A single REPL that interleaves shell command execution and language-model conversation, backed by a llama.cpp HTTP broker. Implementation is LuaJIT 2.x with FFI bindings to libcurl, GNU readline, and libc — no C extensions, no build step, one source tree.
Why
Three flows that currently live in three windows fold into one:
- "Run this command and show me the output" — fast feedback loop, no copy-paste between terminal and chat.
- "Explain or write code based on the output we just looked at" — exec output is automatically injected into the model's context.
- "Plan and execute a multi-step task with confirmation gates" — landing in Phase 3 as Chuck Norris autonomous mode.
aish is not a wrapper around bash. It's a first-class interactive environment where the shell is one of several execution channels.
Status
| Component | State |
|---|---|
| Repository skeleton | ✅ in this commit |
| Phase 0 manifest | ✅ docs/PHASE0.md — locked |
| Phase 0 implementation | 🔜 next session |
| Phase 1+ | 📋 enumerated in PHASE0.md §11 |
Every module file currently raises not implemented (Phase 0 pending)
when called. luajit main.lua fails loudly at the first un-implemented
function, never silently.
Quick orientation
| Read this | If you want to know |
|---|---|
docs/PHASE0.md §1–2 |
What aish is and what Phase 0 ships |
docs/PHASE0.md §3 |
Technology decisions (LuaJIT, FFI, readline, libcurl, llama.cpp) |
docs/PHASE0.md §4 |
Directory layout — these file names are stable across all phases |
docs/PHASE0.md §5 |
How input is dispatched (meta / shell / AI) |
docs/PHASE0.md §6 |
Broker contract: /v1/chat/completions, CMD: extraction |
docs/PHASE0.md §10 |
Config schema and resolution order |
docs/PHASE0.md §11 |
Phase sequence (what lands when) |
docs/PHASE0.md §13 |
Open questions, tracked per phase |
CLAUDE.md |
Project conventions for AI-assisted contributors |
Directory layout
aish/
├── main.lua # entry point
├── repl.lua # readline loop, dispatch, prompt
├── broker.lua # llama.cpp HTTP client
├── router.lua # input classifier (meta/shell/AI)

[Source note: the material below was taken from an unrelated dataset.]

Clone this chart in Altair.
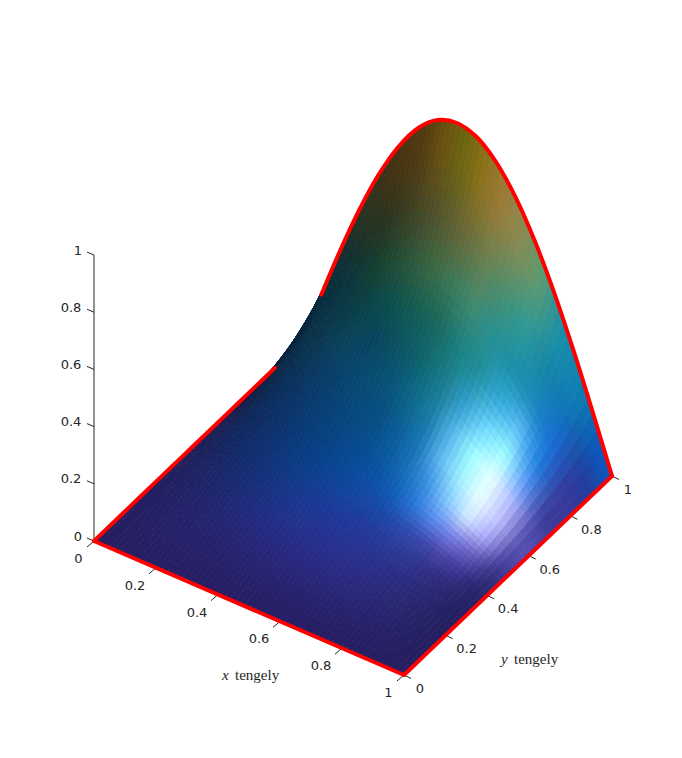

├── executor.lua # command exec + CMD: extraction
├── context.lua # in-memory turn history
├── history.lua # disk persistence (Phase 1+)
├── safety.lua # destructive-op gate (Phase 3+)
├── renderer.lua # output formatting
├── config.lua # default model registry + preferences
├── ffi/
│ ├── curl.lua # libcurl easy interface
│ ├── readline.lua # GNU readline
│ ├── pty.lua # forkpty (Phase 1+)
│ └── libc.lua # chdir, errno, strerror
└── docs/
└── PHASE0.md # locked substrate
Build / runtime dependencies
System packages (Debian / ALARM / Arch names):
luajit(>= 2.0)libcurl4/libcurl-openssl-3runtimelibreadline8runtimelibc6runtime (always present)
No compilation, no luarocks, no make. Just luajit main.lua.
Running
Once Phase 0 ships:
luajit main.lua # uses ~/.config/aish/config.lua
luajit main.lua --config ./config.lua # explicit config path
AISH_CONFIG=/path/to/config.lua luajit main.lua
Config resolution order is documented in docs/PHASE0.md §10.
Configuration
config.lua is a Lua file returning a single table. The committed
config.lua in this repo is both the canonical example and the
development-fallback config (lowest precedence). Copy it to
~/.config/aish/config.lua and edit endpoints to your local llama.cpp
servers, or point AISH_CONFIG at your own.
The default endpoints assume mfritsche's home network:
fast→dirac.fritz.box:8081(Qwen2.5-Coder-7B q4 8k ctx)deep→dirac.fritz.box:8080(Qwen2.5-Coder-7B q4 32k ctx)cloud→hossenfelder.fritz.box:8082(forwards to OpenRouter)
Replace these with your own llama.cpp endpoints if you're not on that LAN.
License
Not yet selected. Default-private until decided.
Project conventions
See CLAUDE.md for contribution conventions, commit style,
and the phase-loop discipline this project follows.